= Required work =
The line holding "const data = values.map((v, i)" is the last one to output; start at the first line of the data, keep every line in between exactly, and leave out pictures.

= Data lines =
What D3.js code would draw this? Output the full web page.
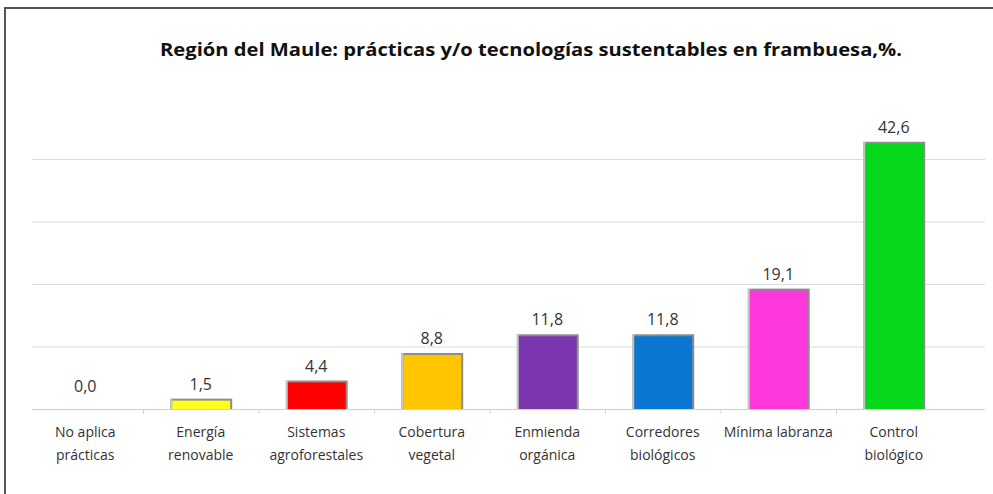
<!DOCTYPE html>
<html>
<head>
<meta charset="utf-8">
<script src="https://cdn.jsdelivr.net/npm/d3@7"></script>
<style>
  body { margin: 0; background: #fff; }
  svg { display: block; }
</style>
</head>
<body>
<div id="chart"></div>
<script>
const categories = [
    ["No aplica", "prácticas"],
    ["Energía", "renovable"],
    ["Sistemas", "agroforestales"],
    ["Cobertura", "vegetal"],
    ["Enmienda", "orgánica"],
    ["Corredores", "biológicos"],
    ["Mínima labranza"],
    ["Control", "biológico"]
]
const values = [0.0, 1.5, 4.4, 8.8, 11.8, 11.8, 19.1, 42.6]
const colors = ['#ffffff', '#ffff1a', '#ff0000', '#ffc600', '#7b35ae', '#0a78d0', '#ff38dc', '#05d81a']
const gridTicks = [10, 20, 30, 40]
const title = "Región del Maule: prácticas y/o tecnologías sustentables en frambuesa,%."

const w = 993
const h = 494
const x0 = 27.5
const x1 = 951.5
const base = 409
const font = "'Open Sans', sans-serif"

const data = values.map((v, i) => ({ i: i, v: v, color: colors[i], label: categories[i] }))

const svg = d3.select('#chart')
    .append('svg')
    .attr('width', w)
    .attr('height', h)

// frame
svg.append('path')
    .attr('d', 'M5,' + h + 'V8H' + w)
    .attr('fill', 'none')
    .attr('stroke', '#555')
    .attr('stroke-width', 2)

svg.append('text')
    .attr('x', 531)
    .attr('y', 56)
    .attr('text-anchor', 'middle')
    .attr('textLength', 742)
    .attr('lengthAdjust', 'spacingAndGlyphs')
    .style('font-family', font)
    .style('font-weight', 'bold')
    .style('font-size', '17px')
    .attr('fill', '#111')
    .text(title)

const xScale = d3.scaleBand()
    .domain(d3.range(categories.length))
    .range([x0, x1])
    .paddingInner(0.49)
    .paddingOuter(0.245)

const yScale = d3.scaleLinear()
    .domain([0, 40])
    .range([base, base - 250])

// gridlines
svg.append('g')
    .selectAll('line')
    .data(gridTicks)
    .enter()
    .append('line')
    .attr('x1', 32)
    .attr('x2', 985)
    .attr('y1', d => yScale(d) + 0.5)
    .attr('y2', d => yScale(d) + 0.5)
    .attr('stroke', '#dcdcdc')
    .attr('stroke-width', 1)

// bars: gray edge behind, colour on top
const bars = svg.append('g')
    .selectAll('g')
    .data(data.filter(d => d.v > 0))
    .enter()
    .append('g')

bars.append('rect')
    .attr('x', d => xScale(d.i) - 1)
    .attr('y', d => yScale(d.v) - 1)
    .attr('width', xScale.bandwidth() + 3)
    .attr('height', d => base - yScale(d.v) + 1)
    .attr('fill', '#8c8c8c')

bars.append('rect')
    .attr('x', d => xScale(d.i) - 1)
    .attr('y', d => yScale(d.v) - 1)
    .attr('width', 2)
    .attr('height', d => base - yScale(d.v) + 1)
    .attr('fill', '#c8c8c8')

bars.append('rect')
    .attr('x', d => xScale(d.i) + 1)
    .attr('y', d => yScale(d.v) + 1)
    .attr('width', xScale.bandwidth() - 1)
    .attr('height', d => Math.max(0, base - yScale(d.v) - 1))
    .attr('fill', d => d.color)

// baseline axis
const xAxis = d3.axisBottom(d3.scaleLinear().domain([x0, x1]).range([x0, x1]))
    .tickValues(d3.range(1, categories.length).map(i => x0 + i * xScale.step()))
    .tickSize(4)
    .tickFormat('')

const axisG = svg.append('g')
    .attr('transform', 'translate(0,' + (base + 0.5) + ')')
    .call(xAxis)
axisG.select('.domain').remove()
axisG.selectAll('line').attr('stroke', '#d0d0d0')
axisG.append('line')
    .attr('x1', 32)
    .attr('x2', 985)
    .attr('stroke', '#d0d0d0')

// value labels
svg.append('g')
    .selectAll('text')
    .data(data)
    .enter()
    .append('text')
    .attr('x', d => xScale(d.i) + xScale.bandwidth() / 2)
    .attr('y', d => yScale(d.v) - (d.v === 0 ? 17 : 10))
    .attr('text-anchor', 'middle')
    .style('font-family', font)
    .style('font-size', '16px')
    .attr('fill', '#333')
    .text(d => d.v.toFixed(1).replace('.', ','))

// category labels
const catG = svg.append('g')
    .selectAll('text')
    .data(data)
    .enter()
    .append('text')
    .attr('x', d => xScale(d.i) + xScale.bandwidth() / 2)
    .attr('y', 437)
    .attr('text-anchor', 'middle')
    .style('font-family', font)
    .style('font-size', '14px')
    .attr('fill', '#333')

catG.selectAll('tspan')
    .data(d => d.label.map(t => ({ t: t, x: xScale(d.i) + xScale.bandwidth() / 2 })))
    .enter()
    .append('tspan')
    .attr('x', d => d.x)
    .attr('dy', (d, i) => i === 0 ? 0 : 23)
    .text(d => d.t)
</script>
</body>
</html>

= Result of the exercise =
What D3.js code would draw this? Output the full web page.
<!DOCTYPE html>
<html>
<head>
<meta charset="utf-8">
<script src="https://cdn.jsdelivr.net/npm/d3@7"></script>
<style>
  body { margin: 0; background: #fff; }
  svg { display: block; }
</style>
</head>
<body>
<div id="chart"></div>
<script>
const categories = [
    ["No aplica", "prácticas"],
    ["Energía", "renovable"],
    ["Sistemas", "agroforestales"],
    ["Cobertura", "vegetal"],
    ["Enmienda", "orgánica"],
    ["Corredores", "biológicos"],
    ["Mínima labranza"],
    ["Control", "biológico"]
]
const values = [0.0, 1.5, 4.4, 8.8, 11.8, 11.8, 19.1, 42.6]
const colors = ['#ffffff', '#ffff1a', '#ff0000', '#ffc600', '#7b35ae', '#0a78d0', '#ff38dc', '#05d81a']
const gridTicks = [10, 20, 30, 40]
const title = "Región del Maule: prácticas y/o tecnologías sustentables en frambuesa,%."

const w = 993
const h = 494
const x0 = 27.5
const x1 = 951.5
const base = 409
const font = "'Open Sans', sans-serif"

const data = values.map((v, i) => ({ i: i, v: v, color: colors[i], label: categories[i] }))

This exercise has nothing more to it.